Last year, Poland announced that the Ukrainian authorities had given consent to conduct exploration work in Puźniki. The Polish foreign ministry hailed it as “a step in a very good direction”.

In 2017, the Ukrainian authorities had banned the search for and exhumation of the remains of Polish victims of wars and conflicts on Ukrainian territory. The decision was made after the dismantling of a UPA monument in Poland in April that year.

But in 2020, Ukrainian President Volodymyr Zelensky and his Polish counterpart, Duda, jointly declared a desire to “respect historical truth”, including allowing the exhumation of victims.
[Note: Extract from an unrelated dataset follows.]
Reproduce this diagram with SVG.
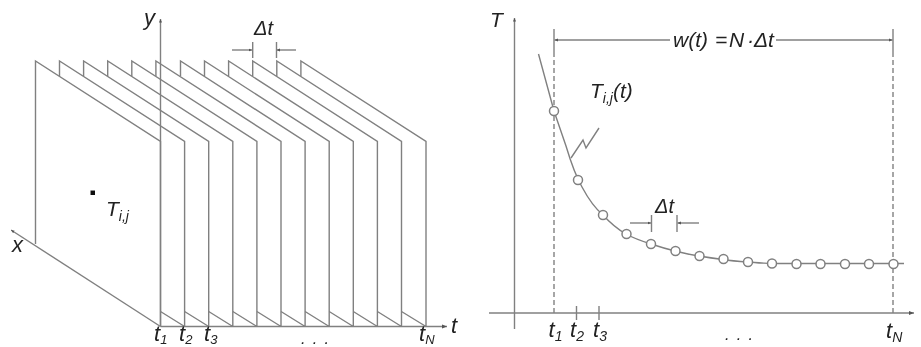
<svg xmlns="http://www.w3.org/2000/svg" width="921" height="347" viewBox="0 0 921 347">
<style>
.l{fill:none;stroke:#808080;stroke-width:1.4}
.d{stroke-dasharray:5 3}
.c{fill:#fff;stroke:#808080;stroke-width:1.5}
.t{font-family:"Liberation Sans",Arial,sans-serif;font-style:italic;fill:#222;font-size:20px}
.s{font-size:14px}
.u{font-size:13px}
.o{font-size:16px;letter-spacing:1.4px}
</style>
<defs>
<marker id="a" markerWidth="6" markerHeight="6" refX="5" refY="3" orient="auto" markerUnits="userSpaceOnUse"><path d="M0 1L5 3L0 5z" fill="#555"/></marker>
<marker id="b" markerWidth="4" markerHeight="4" refX="3.500" refY="2" orient="auto" markerUnits="userSpaceOnUse"><path d="M0 0.500L3.500 2L0 3.500z" fill="#555"/></marker>
<filter id="f" x="0" y="0" width="1" height="1"><feGaussianBlur stdDeviation="0.45"/></filter>
</defs>
<rect width="921" height="347" fill="#fff"/>
<g filter="url(#f)">
<g id="frames">
<path class="l" d="M35.500 244V61L160.500 141.500V326"/>
<path class="l" d="M59.500 76V61L184.600 141.500V326M160.500 311.500L184.600 326.500"/>
<path class="l" d="M83.600 76V61L208.700 141.500V326M184.600 311.500L208.700 326.500"/>
<path class="l" d="M107.700 76V61L232.800 141.500V326M208.700 311.500L232.800 326.500"/>
<path class="l" d="M131.800 76V61L256.900 141.500V326M232.800 311.500L256.900 326.500"/>
<path class="l" d="M155.900 76V61L281 141.500V326M256.900 311.500L281 326.500"/>
<path class="l" d="M180.500 76V61L305.100 141.500V326M281 311.500L305.100 326.500"/>
<path class="l" d="M204.500 76V61L329.200 141.500V326M305.100 311.500L329.200 326.500"/>
<path class="l" d="M228.600 76V61L353.300 141.500V326M329.200 311.500L353.300 326.500"/>
<path class="l" d="M252.700 76V61L377.400 141.500V326M353.300 311.500L377.400 326.500"/>
<path class="l" d="M276.800 76V61L401.500 141.500V326M377.400 311.500L401.500 326.500"/>
<path class="l" d="M300.900 76V61L426 141.500V326M401.500 311.500L426 326.500"/>
</g>
<g id="connectors">
<path class="l" d="M160.500 326.500V19" marker-end="url(#b)"/>
<path class="l" d="M160.500 326.500L11 230" marker-end="url(#b)"/>
<path class="l" d="M160.500 326.500H447" marker-end="url(#a)"/>
<path class="l" d="M232 50H252" marker-end="url(#b)"/>
<path class="l" d="M296 50H276.500" marker-end="url(#b)"/>
<path class="l" d="M252.700 42V58M276.500 42V58"/>
<path class="l" d="M514.500 329V18" marker-end="url(#b)"/>
<path class="l" d="M489 313H914" marker-end="url(#a)"/>
<path class="l" d="M554 29V52"/>
<path class="l d" d="M554 52V313"/>
<path class="l" d="M893 29V52"/>
<path class="l d" d="M893 52V313"/>
<path class="l" d="M670 40H554.500" marker-end="url(#b)"/>
<path class="l" d="M776 40H892.500" marker-end="url(#b)"/>
<path class="l" d="M538.500 54L554 111L566 146C572 166 578 180 582 187C590 202 597 210 603 215C612 225 619 230 626 234C635 239 643 241.500 651 244C660 247 667 249 675 251C683 253 691 255 699 256C708 257.500 715 258.500 723 259.500C732 261 740 261.500 748 262C756 263 764 263 772 263.500H904"/>
<path class="l" d="M571 158L583 140L586 148L599 128"/>
<path class="l" d="M630 223H651" marker-end="url(#b)"/>
<path class="l" d="M699 223H677.500" marker-end="url(#b)"/>
<path class="l" d="M651.500 215V232M677 215V232"/>
<path class="l" d="M576.500 306V320M599 306V320"/>
</g>
<g id="point"><rect x="90.500" y="190.500" width="4.500" height="4.500" fill="#111"/></g>
<g id="samples">
<circle class="c" cx="554" cy="111" r="4.500"/>
<circle class="c" cx="578" cy="180" r="4.500"/>
<circle class="c" cx="603" cy="215" r="4.500"/>
<circle class="c" cx="626.500" cy="234" r="4.500"/>
<circle class="c" cx="651" cy="244" r="4.500"/>
<circle class="c" cx="675.500" cy="251" r="4.500"/>
<circle class="c" cx="699.500" cy="256" r="4.500"/>
<circle class="c" cx="723.500" cy="259" r="4.500"/>
<circle class="c" cx="748" cy="262" r="4.500"/>
<circle class="c" cx="772" cy="263.500" r="4.500"/>
<circle class="c" cx="796.500" cy="264" r="4.500"/>
<circle class="c" cx="820.500" cy="264" r="4.500"/>
<circle class="c" cx="845" cy="264" r="4.500"/>
<circle class="c" cx="869" cy="264" r="4.500"/>
<circle class="c" cx="893.500" cy="264" r="4.500"/>
</g>
<g id="labels">
<text class="t" x="144" y="25" style="font-size:22px">y</text>
<text class="t" x="254" y="35" style="font-size:20px">Δt</text>
<text class="t" x="106" y="216" style="font-size:21px">T<tspan class="s" dy="5">i,j</tspan></text>
<text class="t" x="12" y="252" style="font-size:22px">x</text>
<text class="t" x="154" y="341" style="font-size:22px">t<tspan class="u" dy="2.500">1</tspan></text>
<text class="t" x="179" y="341" style="font-size:22px">t<tspan class="u" dy="2.500">2</tspan></text>
<text class="t" x="204" y="341" style="font-size:22px">t<tspan class="u" dy="2.500">3</tspan></text>
<text class="o t" x="301" y="344" style="font-size:16px">. . .</text>
<text class="t" x="419" y="341" style="font-size:22px">t<tspan class="u" dy="2.500">N</tspan></text>
<text class="t" x="451" y="333" style="font-size:22px">t</text>
<text class="t" x="490" y="27" style="font-size:21px">T</text>
<text class="t" x="590" y="98" style="font-size:21px">T<tspan class="s" dy="5">i,j</tspan><tspan dy="-5">(t)</tspan></text>
<text class="t" x="673" y="47" style="font-size:21px">w(t)<tspan x="715">=</tspan><tspan x="729">N</tspan><tspan x="747">·</tspan><tspan x="754">Δt</tspan></text>
<text class="t" x="655" y="213" style="font-size:20px">Δt</text>
<text class="t" x="548.500" y="337" style="font-size:22px">t<tspan class="s" dy="4">1</tspan></text>
<text class="t" x="570" y="337" style="font-size:22px">t<tspan class="s" dy="4">2</tspan></text>
<text class="t" x="593" y="337" style="font-size:22px">t<tspan class="s" dy="4">3</tspan></text>
<text class="o t" x="725" y="339.500" style="font-size:16px">. . .</text>
<text class="t" x="886" y="338" style="font-size:22px">t<tspan class="s" dy="4">N</tspan></text>
</g>
</g>
</svg>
Earlier this year, Morawiecki said he had received personal assurances from Zelensky that Ukraine will permit the exhumation of victims of the Volhynia massacres.

In what was seen as a landmark moment, in July, Zelensky and Duda jointly attended a commemoration marking the 80th anniversary of the massacres. Previously, the chairman of Ukraine’s parliament had expressed sympathy for the pain felt by Poles over the massacres.